I sat in my professor’s office while he explained to me that I was looking at a D in the class as he handed me the most difficult test of the year, a test that I was taking late due to stress-related illness. Staring at the page that asked me what enzyme bonded with acetylcholine to form AChE, I got angry. I had studied for the test for weeks. I knew every definition and every slide of every presentation, and yet when I sat down with my professor two feet away and a clock ticking, knowing I couldn’t pull my grade up, my anxiety kicked into overdrive and I couldn’t remember the answer.
I thought about how I’d tell my friend how I had flunked a test and probably had to drop the class. I thought about how he’d tell me I probably did better than I thought I did, as he had seen me studying the material for days and days. “No,” I thought about myself saying, “I didn’t. I failed it.” I didn’t know the answers, my brain was wiped clean and I failed it. I don’t want anyone convincing me of anything else, I just want to be okay with the fact that I put in everything and I failed.
At the very end of high school, I received a letter that I wrote to myself at the beginning of freshman year. My freshman-year self asked a lot of questions, but in the end, she just wanted to know if I was proud of myself. Instead of thinking of all that I had accomplished in that time, I thought about the three C’s on my report card, about the guy I had loved and lost the year before and about the friends that had come and gone in the four years since writing that letter. And I felt an overwhelming sense of pride. I survived, I thought to myself, clutching the letter, look at me surviving.
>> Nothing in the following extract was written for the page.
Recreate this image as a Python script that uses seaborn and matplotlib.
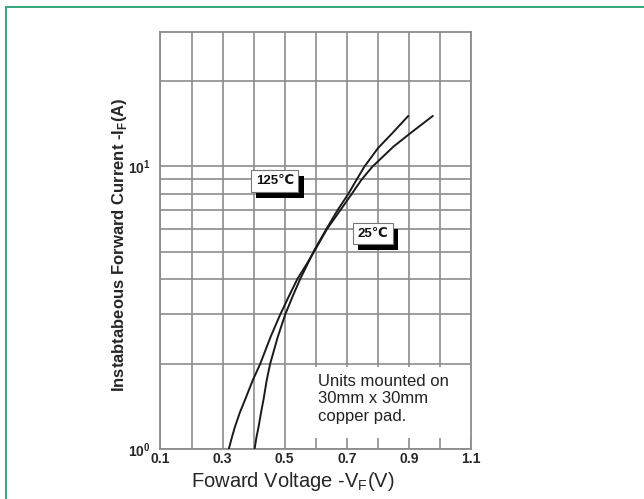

I went to a high school that promoted competition; students compared every test score and PSAT result. As someone who was drawn to that school because of its Quaker values, I was shocked when one of my teachers wrote up the scores of everyone’s test on the board because “a little competition never hurt anyone.” I was deterred from taking two math classes my sophomore year because my advisor said, “You’re giving up an easy A for two Bs.” I held onto that for a while, convincing myself anything below a 90 was a failure. I was getting B’s and C’s, so I decided that I was a failure. It wasn’t until the very end of my senior year that someone would tell me that a B is an above average grade.
They say that “failure is the key to success,” so why don’t we talk about failure more? Why don’t we start celebrating passing, barely scraping by, and facing all the challenges that come with that? Why do we have to succeed 110 percent of the time before we can brag to our friends? I’m tired of only flaunting my successes, of only sharing my A’s and “good jobs!” They don’t tell a full, true story.
Of course there are many accomplishments I’ve made and strides I’ve hit in my lifetime, but I don’t believe they belong in this story. They would just be a cop-out of me trying to cover up the fact that I am imperfect. But I don’t want to cover it up. I want to wave around my test with a fat F circled in red ink. “I AM SURVIVING” I will shout, clutching my failure in my hands, “LOOK AT ME SURVIVING.”